Shuster has held several hearings on the issue as well as less-formal roundtables to foster discussion. At the same time, the staffers—both Republicans and Democrats—have been putting pen to paper on WRDA. It’s a delicate balance of continually informing members what’s going on while not waiting for everyone to stop talking to begin drafting the legislation. “Members of Congress can talk and talk and talk and talk,” Shuster said.

More than half of the Republicans on the panel weren’t even in Congress the last time WRDA was authorized in 2007, which adds to the fun. “So, six months ago, if you say to them ‘WRDA,’ they go like, ‘What are you talking about?’ ” said Rep.

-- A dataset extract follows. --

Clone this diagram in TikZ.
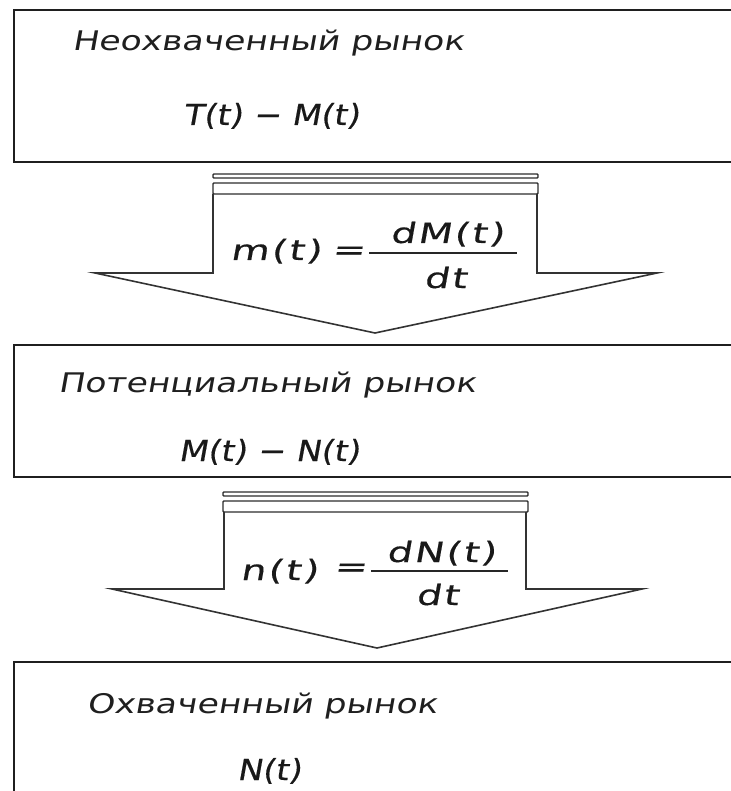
\documentclass[tikz,border=0pt]{standalone}
\usepackage{fontspec}
\newfontfamily\gfont{DejaVu Sans}[FakeSlant=0.18, FakeStretch=1.28]
\newfontfamily\ffont{DejaVu Sans}[FakeSlant=0.18, FakeStretch=1.15, FakeBold=0.4]
\newfontfamily\afont{DejaVu Sans}[FakeSlant=0.18, FakeStretch=1.4, LetterSpace=8, FakeBold=0.4]
\tikzset{
  boxline/.style={draw=black!88, line width=2.2pt},
  arrline/.style={draw=black!80, line width=1.6pt, line join=miter},
  barline/.style={draw=black!82, line width=1.4pt, rounded corners=0.8pt},
  fracbar/.style={draw=black!85, line width=1.4pt},
  ttl/.style={font=\gfont\fontsize{27}{31}\selectfont, text=black!88, inner sep=0pt, anchor=base},
  frm/.style={font=\ffont\fontsize{29}{33}\selectfont, text=black!90, inner sep=0pt, anchor=base},
  afrm/.style={font=\afont\fontsize{28}{32}\selectfont, text=black!90, inner sep=0pt}
}
\begin{document}
\begin{tikzpicture}[x=1pt,y=-1pt]
\useasboundingbox (0,0) rectangle (730,791);
\fill[white] (0,0) rectangle (730,791);
% boxes
\coordinate (b1nw) at (14,10); \coordinate (b1se) at (745,162);
\coordinate (b2nw) at (14,345); \coordinate (b2se) at (745,477);
\coordinate (b3nw) at (14,662); \coordinate (b3se) at (745,805);
\draw[boxline] (b1nw) rectangle (b1se);
\draw[boxline] (b2nw) rectangle (b2se);
\draw[boxline] (b3nw) rectangle (b3se);
% texts
\node[ttl] (t1) at (268,51) {Неохваченный рынок};
\node[frm] (f1) at (271,125) {T(t) − M(t)};
\node[ttl] (t2) at (267,392) {Потенциальный рынок};
\node[frm] (f2) at (269,461) {M(t) − N(t)};
\node[ttl] (t3) at (262,713) {Охваченный рынок};
\node[frm] (f3) at (269,780) {N(t)};
% arrow 1
\draw[barline] (213,174) rectangle (538,178);
\draw[barline] (213,183) rectangle (538,194);
\draw[arrline] (213,194) -- (213,273) -- (95,273) -- (375,333) -- (657,273) -- (537,273) -- (537,194);
\node[afrm, anchor=base west] (a1l) at (230,260) {m(t)};
\node[afrm, anchor=center] (a1e) at (348,253) {=};
\coordinate (a1b1) at (369,253); \coordinate (a1b2) at (517,253);
\draw[fracbar] (a1b1) -- (a1b2);
\node[afrm, anchor=base] (a1n) at (447,243) {dM(t)};
\node[afrm, anchor=base] (a1d) at (445,288) {dt};
% arrow 2
\draw[barline] (223,492) rectangle (528,496);
\draw[barline] (223,501) rectangle (528,512);
\draw[arrline] (224,512) -- (224,589) -- (112,589) -- (377,648) -- (642,589) -- (526,589) -- (526,512);
\node[afrm, anchor=base west] (a2l) at (240,580) {n(t)};
\node[afrm, anchor=center] (a2e) at (350,570) {=};
\coordinate (a2b1) at (371,571); \coordinate (a2b2) at (508,571);
\draw[fracbar] (a2b1) -- (a2b2);
\node[afrm, anchor=base] (a2n) at (441,562) {dN(t)};
\node[afrm, anchor=base] (a2d) at (437,605) {dt};
\end{tikzpicture}
\end{document}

Bob Gibbs, R-Ohio, who chairs the Water Resources and Environment Subcommittee.

Fortunately, the younger GOP panel members appear eager to learn, and many have dealt with transportation issues at the state or local level. “From an information standpoint and from a guy who’s a policy wonk, I love it,” said Rep. Mark Meadows, R-N.C., a freshman. “I’ve built roads. I’ve dealt with environmental issues. I’ve done ‘401’ permits. I’m used to dealing with some of this. But even then, it is still extremely complex.”

“First of All, No Surprises”

To win over Democrats, Shuster needs to do more than just hold roundtables. He needs to include them as much as he can in the initial phases of drafting legislation, with the full knowledge that they could walk out at the end over something as basic as funding levels. The trick is to keep them at the table as long as possible.

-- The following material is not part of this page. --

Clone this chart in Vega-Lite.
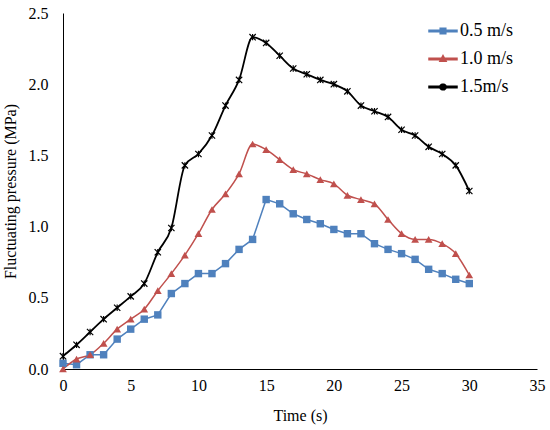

“First of all, no surprises,” said Rep. Frank LoBiondo, R-N.J., a longtime friend of Shuster’s, about how he handles the minority committee members. “Secondly, you know. I was in the minority. You can jam the minority if you want. But that doesn’t get you to getting things done.”

Democrats recognize that Shuster is trying to re-create the kind of negotiating environment that occurred in his father’s era, but it’s a lot harder now. “It’s not an easy process, and I think he’s plugging away at it,” said Rep. Peter DeFazio of Oregon, the second-ranking Democrat on the committee behind Rahall. “When we were in charge, we didn’t adopt all of their ideas, and when they were in charge, they didn’t adopt all of ours. But we would try and work 70 to 80 percent of the bill out and then do a real legitimate amendment process in committee.”

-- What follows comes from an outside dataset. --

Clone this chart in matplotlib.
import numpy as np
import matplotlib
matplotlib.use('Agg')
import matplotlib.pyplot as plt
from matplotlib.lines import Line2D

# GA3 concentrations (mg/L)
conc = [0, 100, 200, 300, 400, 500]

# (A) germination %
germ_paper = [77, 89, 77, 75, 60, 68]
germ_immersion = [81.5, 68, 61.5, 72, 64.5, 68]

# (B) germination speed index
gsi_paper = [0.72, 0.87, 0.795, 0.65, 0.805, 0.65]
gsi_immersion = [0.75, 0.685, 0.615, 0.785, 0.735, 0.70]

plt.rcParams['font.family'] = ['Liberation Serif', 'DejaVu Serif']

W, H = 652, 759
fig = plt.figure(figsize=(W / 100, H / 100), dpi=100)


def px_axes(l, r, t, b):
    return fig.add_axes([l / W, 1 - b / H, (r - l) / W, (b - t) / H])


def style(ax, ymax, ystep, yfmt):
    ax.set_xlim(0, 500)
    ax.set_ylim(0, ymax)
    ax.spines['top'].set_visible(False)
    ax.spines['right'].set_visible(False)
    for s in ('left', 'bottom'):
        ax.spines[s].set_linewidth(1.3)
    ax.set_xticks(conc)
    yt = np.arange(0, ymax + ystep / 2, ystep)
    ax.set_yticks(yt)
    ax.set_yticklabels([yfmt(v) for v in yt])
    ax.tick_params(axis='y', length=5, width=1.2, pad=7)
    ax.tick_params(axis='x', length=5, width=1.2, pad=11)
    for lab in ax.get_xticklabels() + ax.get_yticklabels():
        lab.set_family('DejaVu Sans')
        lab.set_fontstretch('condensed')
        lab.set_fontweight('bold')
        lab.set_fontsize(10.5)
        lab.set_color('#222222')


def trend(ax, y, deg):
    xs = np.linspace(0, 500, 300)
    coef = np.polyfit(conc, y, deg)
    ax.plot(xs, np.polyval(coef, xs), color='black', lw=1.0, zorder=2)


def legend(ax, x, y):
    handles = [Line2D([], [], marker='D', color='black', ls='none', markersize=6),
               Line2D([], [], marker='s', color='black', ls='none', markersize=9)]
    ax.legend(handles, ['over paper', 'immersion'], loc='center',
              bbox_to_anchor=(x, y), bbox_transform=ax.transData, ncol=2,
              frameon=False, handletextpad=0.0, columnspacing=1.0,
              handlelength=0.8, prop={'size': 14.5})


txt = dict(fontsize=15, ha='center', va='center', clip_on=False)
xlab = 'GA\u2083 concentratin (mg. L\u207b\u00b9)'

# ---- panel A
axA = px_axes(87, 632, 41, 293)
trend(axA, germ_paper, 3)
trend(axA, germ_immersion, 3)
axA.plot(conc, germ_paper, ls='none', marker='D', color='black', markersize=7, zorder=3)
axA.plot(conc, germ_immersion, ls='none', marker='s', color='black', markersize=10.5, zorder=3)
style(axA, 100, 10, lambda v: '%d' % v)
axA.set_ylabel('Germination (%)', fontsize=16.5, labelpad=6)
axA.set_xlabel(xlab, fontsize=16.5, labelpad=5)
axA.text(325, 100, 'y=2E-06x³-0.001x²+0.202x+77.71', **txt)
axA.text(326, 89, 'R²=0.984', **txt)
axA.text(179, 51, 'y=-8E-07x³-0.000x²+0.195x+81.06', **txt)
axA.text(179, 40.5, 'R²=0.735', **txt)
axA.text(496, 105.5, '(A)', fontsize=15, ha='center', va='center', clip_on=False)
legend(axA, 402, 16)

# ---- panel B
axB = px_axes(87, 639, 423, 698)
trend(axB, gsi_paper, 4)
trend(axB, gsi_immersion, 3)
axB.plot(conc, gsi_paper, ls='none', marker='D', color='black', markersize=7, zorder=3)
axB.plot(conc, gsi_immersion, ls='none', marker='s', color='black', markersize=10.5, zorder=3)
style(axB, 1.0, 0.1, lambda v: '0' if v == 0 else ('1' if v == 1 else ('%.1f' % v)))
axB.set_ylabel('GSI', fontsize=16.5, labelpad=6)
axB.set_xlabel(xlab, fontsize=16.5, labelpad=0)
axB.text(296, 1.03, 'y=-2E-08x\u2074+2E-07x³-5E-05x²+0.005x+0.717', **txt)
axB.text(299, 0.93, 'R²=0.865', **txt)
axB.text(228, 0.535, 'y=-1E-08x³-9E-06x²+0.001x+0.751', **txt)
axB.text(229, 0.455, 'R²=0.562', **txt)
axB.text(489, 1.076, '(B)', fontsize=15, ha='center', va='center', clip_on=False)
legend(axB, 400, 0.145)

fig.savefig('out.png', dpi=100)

Rahall said Shuster “keeps me constantly informed of decisions made by his leadership on scheduling or problems, why he can’t do what he’d like to do on particular pieces of legislation.” That kind of openness goes a long way in terms of goodwill with the opposing party. It’s a constant frustration for members of the minority to be the last ones to find out when they have to vote on legislation that they haven’t even seen.

It’s too soon to judge whether Shuster will be more successful than his most immediate predecessor, Rep. John Mica, R-Fla., who infuriated Democrats (and a few Republicans) with some of his tactics. But Mica also notched a few wins in his two years as chairman. Most significantly, he managed to pass a surface-transportation bill out of his committee without the benefit of earmarks and then to insert several of its provisions into the final conference report with the Senate—all this, despite the fact that GOP political infighting prevented the House from formally passing its own bill.

Committee staffers acknowledge that the final stages of a highway and transit bill next year could get ugly, because there probably won’t be enough money to respond to all of the infrastructure needs. They are hoping, however, that the negotiating tactics deployed by Shuster on the WRDA and passenger-rail bills will be warm-ups for the highway bill—helping them build relationships on the committee and figure out what does and doesn’t work.

The grassroots messaging is intended to keep the process alive after the committee finishes a bill, to cut through the din of louder political fights. If the Republicans can keep the bipartisan support for the committee’s measures intact, they could provide some of the few legislative accomplishments in a House that has already struggled with the farm bill and will face steep challenges on immigration and the debt ceiling. “The WRDA bill should be very bipartisan. I’ve been saying it’s the best chance we have of anything we [in the House] have been working on right now,” Gibbs said.